Anyone can take a weekend to declutter a closet, reorganize drawers, and bring a stash of old stuff to the nearest thrift store—Marie Kondo’s book taught us well. But a lucky few get a little extra help from the queen of tidying up herself. On Netflix’s Tidying Up With Marie Kondo, people turn over their clutter to the expert, and, after figuring out what sparks joy and what doesn’t, find themselves able to breathe easier in a clean house. But what happens months later? After KonMari-ing your home, does it stay organized?
According to Rachel Friend, whom you might recognize from the first episode of the Netflix series, the answer is yes, but not for obvious reasons. For her, the KonMari method isn’t just about folding correctly or only keeping things that spark joy. Instead, it’s a reset button that makes keeping your home organized much more feasible.
“The decluttering process is daunting, and I felt myself getting anxious through it, but then you finish the first step and put your clothes away and suddenly you’re like: Okay, I did that!” explains Friend. “Then you tackle the second step and the next. Miscellaneous, [the final step], was the most daunting for us, and, oddly enough, as I was going through it, I thought, We got this.

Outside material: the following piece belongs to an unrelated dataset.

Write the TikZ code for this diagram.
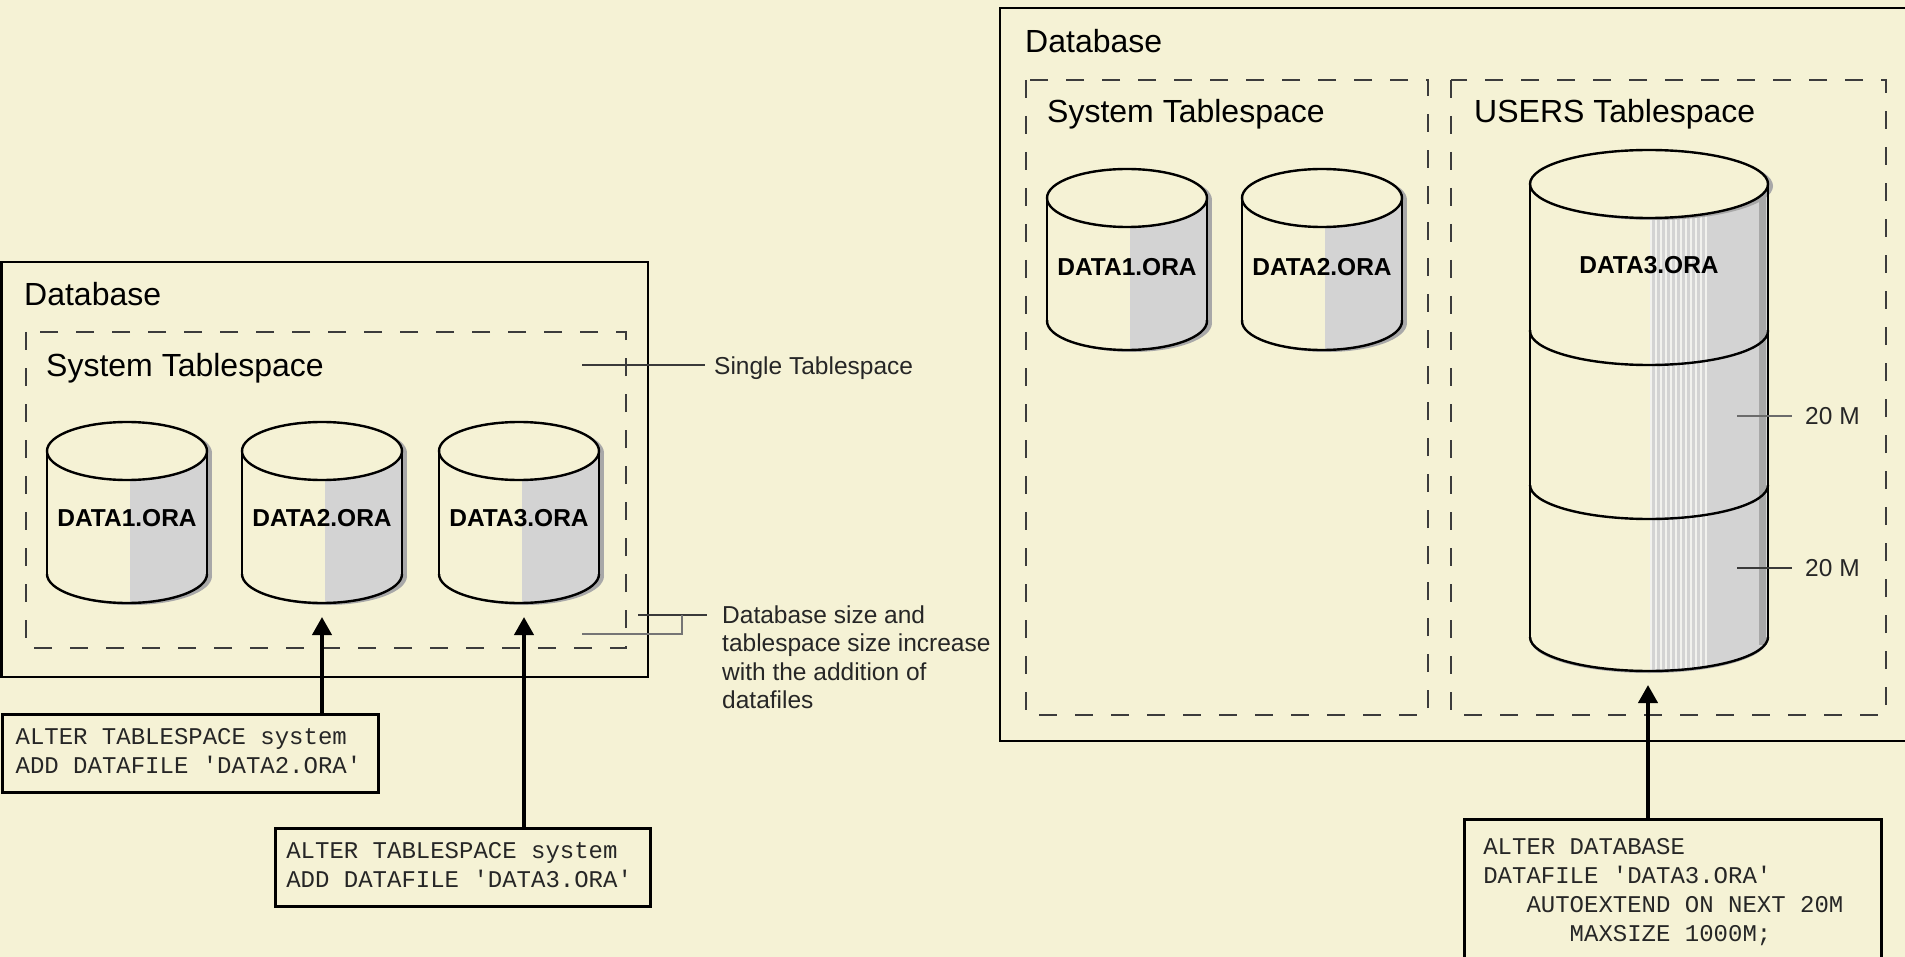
\documentclass[tikz,border=0pt]{standalone}
\usepackage{fontspec}
\setmainfont{Liberation Sans}
\setmonofont{Liberation Mono}
\usetikzlibrary{arrows.meta}

\definecolor{paper}{HTML}{F5F2D5}
\definecolor{drumgray}{HTML}{D3D3D3}
\definecolor{drumshadow}{HTML}{A8A8A8}
\definecolor{dashink}{HTML}{3C3C3C}
\definecolor{leadink}{HTML}{3A3A3A}
\definecolor{stripeink}{HTML}{F2F2EE}

% monospaced command text; word spaces kept at the full character pitch
\newcommand{\cmdfont}{\ttfamily\fontsize{24}{29}\selectfont}
\newcommand{\fullspaces}{\spaceskip=14.4pt\relax\xspaceskip=14.4pt\relax}

% body of a datafile drum: shadow, cream body, grey right half
% #1 cx, #2 top-centre y, #3 bottom-centre y, #4 rx, #5 ry, #6 shadow offset
\newcommand{\drumshape}[6]{%
  \pgfmathsetmacro\drumL{#1-#4}%
  \pgfmathsetmacro\drumR{#1+#4}%
  \fill[drumshadow] (\drumL+#6,#2+2) rectangle (\drumR+#6,#3+2);
  \fill[drumshadow] (#1+#6,#3+2) ellipse[x radius=#4pt, y radius=#5pt];
  \fill[drumshadow] (#1+#6,#2+2) ellipse[x radius=#4pt, y radius=#5pt];
  \fill[paper] (\drumL,#2) rectangle (\drumR,#3);
  \fill[paper] (#1,#3) ellipse[x radius=#4pt, y radius=#5pt];
  \begin{scope}
    \clip (#1+3,#2-#5-5) rectangle (\drumR+1,#3+#5+5);
    \fill[drumgray] (\drumL,#2) rectangle (\drumR,#3);
    \fill[drumgray] (#1,#3) ellipse[x radius=#4pt, y radius=#5pt];
  \end{scope}
}
% outline of a drum: sides, front of the base, and the lid
\newcommand{\drumoutline}[5]{%
  \pgfmathsetmacro\drumL{#1-#4}%
  \pgfmathsetmacro\drumR{#1+#4}%
  \draw[drumline] (\drumL,#2) -- (\drumL,#3);
  \draw[drumline] (\drumR,#2) -- (\drumR,#3);
  \begin{scope}
    \clip (\drumL-5,#3) rectangle (\drumR+5,#3+#5+5);
    \draw[drumline] (#1,#3) ellipse[x radius=#4pt, y radius=#5pt];
  \end{scope}
  \filldraw[drumline, fill=paper] (#1,#2) ellipse[x radius=#4pt, y radius=#5pt];
}
% front edge of an extent boundary inside a drum
\newcommand{\drumrim}[4]{%
  \begin{scope}
    \clip (#1-#3-5,#2) rectangle (#1+#3+5,#2+#4+5);
    \draw[drumline] (#1,#2) ellipse[x radius=#3pt, y radius=#4pt];
  \end{scope}
}

\begin{document}
\begin{tikzpicture}[x=1pt, y=-1pt,
  dbframe/.style={draw=black, line width=2.6pt},
  tsframe/.style={draw=dashink, line width=2pt, dash pattern=on 18pt off 18pt},
  drumline/.style={draw=black, line width=2.4pt, line join=round},
  drumlabel/.style={font=\bfseries\fontsize{24.5}{28}\selectfont, inner sep=0pt},
  heading/.style={font=\fontsize{32}{38}\selectfont, inner sep=0pt, anchor=base west},
  note/.style={font=\fontsize{24.5}{28.5}\selectfont, inner sep=0pt, text=black!85},
  cmd/.style={draw=black, line width=2.6pt, font=\cmdfont, text=black!85,
    align=left, inner xsep=13pt, inner ysep=10pt, anchor=north west},
  lead/.style={draw=leadink, line width=1.3pt},
  feed/.style={draw=black, line width=4pt, -{Triangle[length=18pt, width=19pt]}},
  stripe/.style={draw=stripeink, line width=1.2pt}]

\useasboundingbox (0,0) rectangle (1905,957);
\fill[paper] (0,0) rectangle (1905,957);
\clip (0,0) rectangle (1905,957);

% ---------- left: single tablespace database ----------
\draw[dbframe] (1.3,262) rectangle (648,677);
\draw[tsframe] (26,332) rectangle (626,648);
\node[heading] (dbL) at (24,306) {Database};
\node[heading] (sysL) at (46,376) {System Tablespace};

\drumshape{127}{451}{574}{80}{29}{5}
\drumoutline{127}{451}{574}{80}{29}
\drumshape{322}{451}{574}{80}{29}{5}
\drumoutline{322}{451}{574}{80}{29}
\drumshape{519}{451}{574}{80}{29}{5}
\drumoutline{519}{451}{574}{80}{29}
\node[drumlabel] (d1L) at (127,518) {DATA1.ORA};
\node[drumlabel] (d2L) at (322,518) {DATA2.ORA};
\node[drumlabel] (d3L) at (519,518) {DATA3.ORA};

\node[cmd, text width=350pt] (cmd1) at (1.3,713)
  {\fullspaces\strut ALTER TABLESPACE system\\ADD DATAFILE 'DATA2.ORA'\strut};
\node[cmd, text width=353pt, inner xsep=11pt] (cmd2) at (274,827)
  {\fullspaces\strut ALTER TABLESPACE system\\ADD DATAFILE 'DATA3.ORA'\strut};

\coordinate (tip2) at (322,617);
\coordinate (tip3) at (524,617);
\draw[feed] (cmd1.north -| tip2) -- (tip2);
\draw[feed] (cmd2.north -| tip3) -- (tip3);

% callouts
\node[note, anchor=base west] (single) at (714,374) {Single Tablespace};
\coordinate (s1) at (582,365);
\draw[lead, shorten >=9pt] (s1) -- (s1 -| single.west);

\node[note, align=left, anchor=north west] (grow) at (722,603)
  {\strut Database size and\\tablespace size increase\\with the addition of\\datafiles};
\coordinate (g1) at (638,615);
\coordinate (g2) at (582,634);
\coordinate (g3) at (682,634);
\draw[lead, shorten >=15pt] (g1) -- (g1 -| grow.west);
\draw[lead, draw=leadink!70] (g2) -- (g3) -- (g3 |- g1);

% ---------- right: autoextending datafile ----------
\draw[dbframe] (1915,8) -- (1000,8) -- (1000,741) -- (1915,741);
\draw[tsframe] (1026,80) rectangle (1428,715);
\draw[tsframe] (1451,80) rectangle (1886,715);
\node[heading] (dbR) at (1025,53) {Database};
\node[heading] (sysR) at (1047,123) {System Tablespace};
\node[heading] (usrR) at (1474,123) {USERS Tablespace};

\drumshape{1127}{198}{321}{80}{29}{5}
\drumoutline{1127}{198}{321}{80}{29}
\drumshape{1322}{198}{321}{80}{29}{5}
\drumoutline{1322}{198}{321}{80}{29}
\node[drumlabel] (d1R) at (1127,267) {DATA1.ORA};
\node[drumlabel] (d2R) at (1322,267) {DATA2.ORA};

% the growing DATA3.ORA drum
\drumshape{1649}{184}{637}{119}{34}{0}
\foreach \i in {0,...,11}{
  \pgfmathsetmacro\sx{1649+2+5*\i}
  \pgfmathsetmacro\se{637+34*sqrt(1-((\sx-1649)/119)^2)}
  \draw[stripe] (\sx,184) -- (\sx,\se);
}
\fill[drumshadow] (1759,184) rectangle (1766,645);
\fill[drumshadow] (1654,186) ellipse[x radius=119pt, y radius=34pt];
\drumoutline{1649}{184}{637}{119}{34}
\drumrim{1649}{331}{119}{34}
\drumrim{1649}{485}{119}{34}
\node[drumlabel] (d3R) at (1649,265) {DATA3.ORA};

\node[note, anchor=base west] (ext1) at (1805,424) {20 M};
\node[note, anchor=base west] (ext2) at (1805,576) {20 M};
\coordinate (e1) at (1737,416);
\coordinate (e2) at (1737,568);
\draw[lead, draw=leadink!75] (e1) -- ([xshift=-13pt]e1 -| ext1.west);
\draw[lead] (e2) -- ([xshift=-13pt]e2 -| ext2.west);

\node[cmd, text width=379pt, inner xsep=19pt, inner ysep=14.5pt] (cmd3) at (1463,818)
  {\fullspaces\strut ALTER DATABASE\\DATAFILE 'DATA3.ORA'\\\phantom{XXX}AUTOEXTEND ON NEXT 20M\\
   \phantom{XXXXXX}MAXSIZE 1000M;\\\strut\\\strut};
\coordinate (tipR) at (1648,685);
\draw[feed] (cmd3.north -| tipR) -- (tipR);

\end{tikzpicture}
\end{document}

We already proved to ourselves in the first three steps that we could do this.”
While some people might feel compelled to only use Kondo’s strategy in certain parts of their home, tidying up here or there, Friend attributes the maintenance of her house’s cleanliness to the fact that she and her husband followed Kondo’s entire method step-by-step. For example, they didn’t just keep up with her folding strategy while allowing the garage to reaccumulate clutter. For the Friend family, the KonMari technique is an all-or-nothing strategy.
And it can’t just be done over the course of a weekend. In fact, Friend says that the longer process—tackling one step per week—helped it feel more manageable. “That’s a huge reason we keep it up now,” she says.“If someone wants to take on Kondo’s method, I’d suggest that they confront it head-on in those steps right off the bat. It sounds like a lot, but once you do it, that’s how you maintain it.”
Others who have embraced Kondo’s teachings have also adopted a longer timeline for their tidying. For Alina Wall and Tina Neufeld, who have been running their own 90-Day KonMari Challenge since they first read Kondo’s book in 2017, the same strategy holds true. “In an effort to keep ourselves accountable, we decided to launch a 90-day challenge to finally tackle all the areas of our lives that have accumulated clutter,” Wall says. “By being somewhat realistic as we juggle careers, babies, and before-and-after school routines, we didn’t want to attempt this challenge with a quick-fix approach and set ourselves up for failure. A consistent, category-by-category, week-by-week, meticulous declutter approach worked, and it left our homes transformed.”
Still, the greatest change that comes from Kondo’s teachings doesn’t seem to deal with clutter alone. For Friend, Wall, and Neufeld, the philosophy, at surface level, is about tidying a home—but it ends up accomplishing an even bigger-picture goal. “It’s not just about your home. I didn’t realize how much what I felt about my home was really hindering me in other areas of my life,” explains Friend.“Once we organized, this cloud cleared. I had this boost of productivity, and I felt so good about the house.”